Para otros, que una empresa proponga a sus empleados que se injerten en el organismo una ‘cápsula’ para abrir puertas o acceder al ordenador supone una pérdida de libertad y privacidad en una carrera hacia una sociedad donde la tecnología, al servicio de gobiernos y empresas, sirve para controlar a los ciudadanos.
«No somos Gran Hermano y no podemos rastrear a nuestros empleados con el chip (...) Es sólo una manera más fácil de abrir las puertas o acceder a tu ordenador. Es completamente voluntario», explica Tim Pauwels, socio director de NewFusion, una empresa belga de software especializada en marketing digital que ha implantado un chip a varios de sus empleados.

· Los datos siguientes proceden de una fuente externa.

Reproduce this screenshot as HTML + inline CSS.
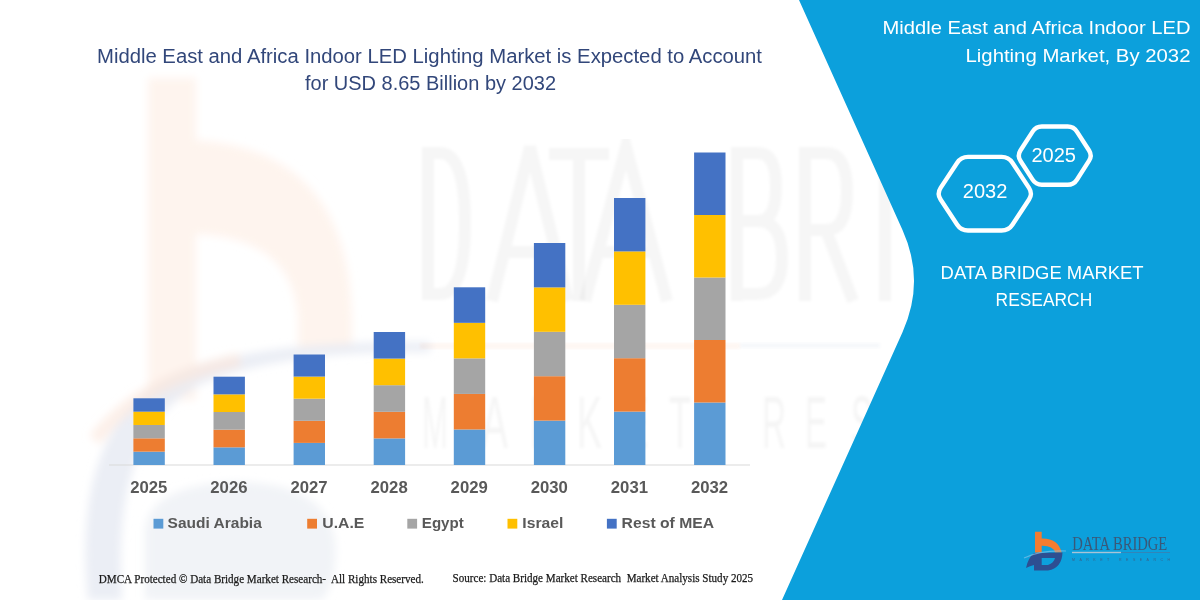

El dispositivo, similar al que se utiliza para identificar a las mascotas, consiste en una funda de cristal poco más grande que un grano de arroz con tecnología de identificación por radiofrecuencia (RFDI) y una memoria de 868 bytes.
La tecnología RDFI puede ser activa, cuando emite señales rastreables y cuya aplicación es corriente en almacenes industriales o en la ganadería, o pasiva, como la que hicieron implantar en diciembre en siete de los doce trabajadores de NewFusion.
En el caso de los seres humanos, el chip se inserta en la mano, entre el índice y el pulgar, y funciona como una matrícula cuyo número de serie puede cambiarse desde una aplicación del teléfono móvil. No contiene ningún dato del usuario y no emite señales que permitan localizarle, sino que sustituye a las tarjetas personales comunes en muchas compañías.
«Los que no quieren el chip pueden utilizar la tarjeta. Algunos de nuestros empleados, especialmente mujeres, usan un anillo o un brazalete con la misma tecnología dentro», comenta Pauwels.
El chip se puede adquirir en China desde 20 céntimos de euro la unidad, pero los que escogieron en NewFusion se fabrican en Estados Unidos, cuestan 100 euros y vienen con un set de instalación esterilizado.
Lo implanta un tatuador con una jeringuilla del mismo calibre que las que se emplean para donar sangre. Se siente el pinchazo, dicen, pero después el dolor desaparece y queda una pequeña marca en la piel, aunque en algunos casos se puede distinguir el implante en forma de pequeña protuberancia.
«No puedes rastrear a nadie porque no tiene GPS ni otro sistema de geolocalización» y «un profesional puede retirarlo o reemplazarlo fácilmente», subraya el fundador de NewFusion, Vincent Nys, que considera «ingenuo pensar que nuestra localización y nuestra privacidad son seguros».
«Si caminas por Londres, te pueden rastrear todo el tiempo a través de las cámaras de seguridad. Lo mismo con el teléfono... Debería abrirse un debate sobre qué información aceptas compartir con el mundo y cuál no, en lugar de que gobiernos o grandes organizaciones como Facebook o Google decidan lo que hacen con tus datos», añade Nys.
La idea en esa empresa belga de Malinas, situada entre Bruselas y Amberes y con una plantilla joven y una cultura abierta a la innovación, surgió «de los empleados que perdían su tarjeta para abrir la puerta».
La compañía ya utilizaba ese tipo de tecnología inalámbrica en algunos de los productos que diseñan y les pareció «natural» aplicarlo a sus propias oficinas. Y de paso beneficiarse del impacto mediático de la maniobra.
El empresario apunta a otras aplicaciones potenciales de estos chips, como sustituir a los pasaportes, las tarjetas bancarias y abonos de transporte o incluir información médica que para conocer el tipo sanguíneo de un herido inconsciente al que hay que atender urgentemente, o si es alérgico a algún medicamento.